On 21 December 1934 the Victor Theatre reopened as the Ozone Theatre, with its vertical signage on the facade simply "Ozone".

The cinema had a seating capacity of 910 at the time of its takeover by Hoyts in 1951. After the introduction of television in 1959, the cinema operated restricted opening times from 1960 onwards, and from 1963 closed during the winter.

In 1970 it was acquired by independent operator Roy Denison for , who reopened it as the Victa Theatre and expanded the stage area in 1975, to allow for live performances. Geoff Stock bought the cinema upon Denison's retirement in 1995, and it was fully renovated and renamed Victa Cinema. Twin screens were created in August 1998, with the former balcony screen seating 286, and the screen in the former stalls screen seating 297.

In 2005 it was bought by David and Carol Stonnill, who upgraded the building further, while retaining the Art Deco character.

In November 2012, 2K digital projectors were installed in both cinemas, and a new screen downstairs. A 3D projector was added downstairs in July 2015. In late 2016, the City of Victor Harbor installed a digital
projector on the other side of Ocean Street, allowing digital art to be projected onto the façade of the cinema. In October 2020 the council purchased the cinema, intending to include it in the town's Arts and Culture centre in the future.

==Impact and heritage listing==
Milne's design had considerable impact on future new cinemas, both in modern architectural expression and with its planning for both sightlines and acoustics in the new era of talkies.

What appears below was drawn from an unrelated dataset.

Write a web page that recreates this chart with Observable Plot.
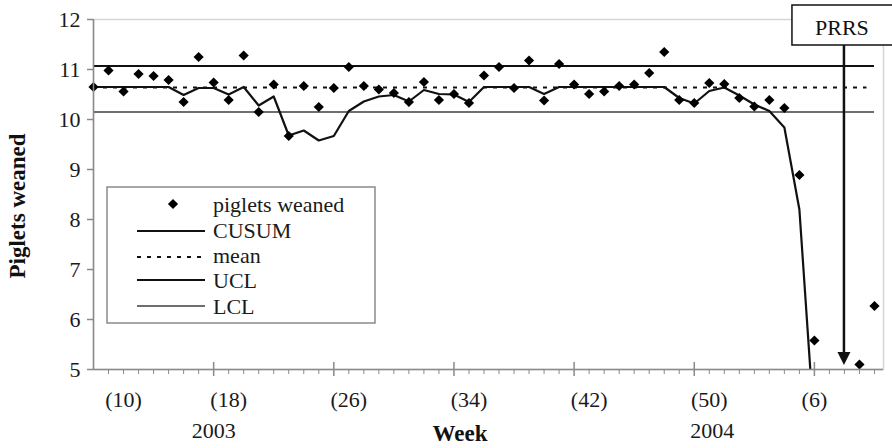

More attention was also paid to concealed lighting, ventilation, and gathering spaces for patrons. It was his first commission from Ozone Theatres, who had used Chris A. Smith in the 1920s, and he henceforth became their appointed architect for all South Australian projects until about 1942, when World War II led to a pause in new construction.

The Victa was heritage-listed on the South Australian Heritage Register on 17 August 2023. Its entry states:
The Victa Cinema (former Ozone Theatre) demonstrates the evolution of motion pictures as a new form of mass entertainment in the twentieth century, and in particular, the role of cinema-going and its contribution to community building in regional South Australia in the interwar period. As the first South Australian picture theatre purpose-built to screen "talkies", [it] established the pattern for all picture theatres that followed... [it] is an early, outstanding example of interwar streamlined architecture... [It] is also the only remaining intact picture theatre purpose-built by Ozone Theatres Limited.

In the full documentation, it states that the building "established a clear break with the past and also set the pattern for all purpose-built interwar picture theatres that followed, in terms of planning, acoustics, aesthetic expression and audience comfort. It is therefore considered to be an influential and pivotal example of the class of place".

The cinema retains its Art Deco fittings. It was featured in a photographic exhibition called Now Showing... Cinema Architecture in South Australia held at the Hawke Centre's Kerry Packer Civic Gallery in April/May 2024.

==Location and description==
The Victa Cinema is located at 37-41 Ocean St, Victor Harbor. It is a two-storey brick building, with two screens and auditoriums.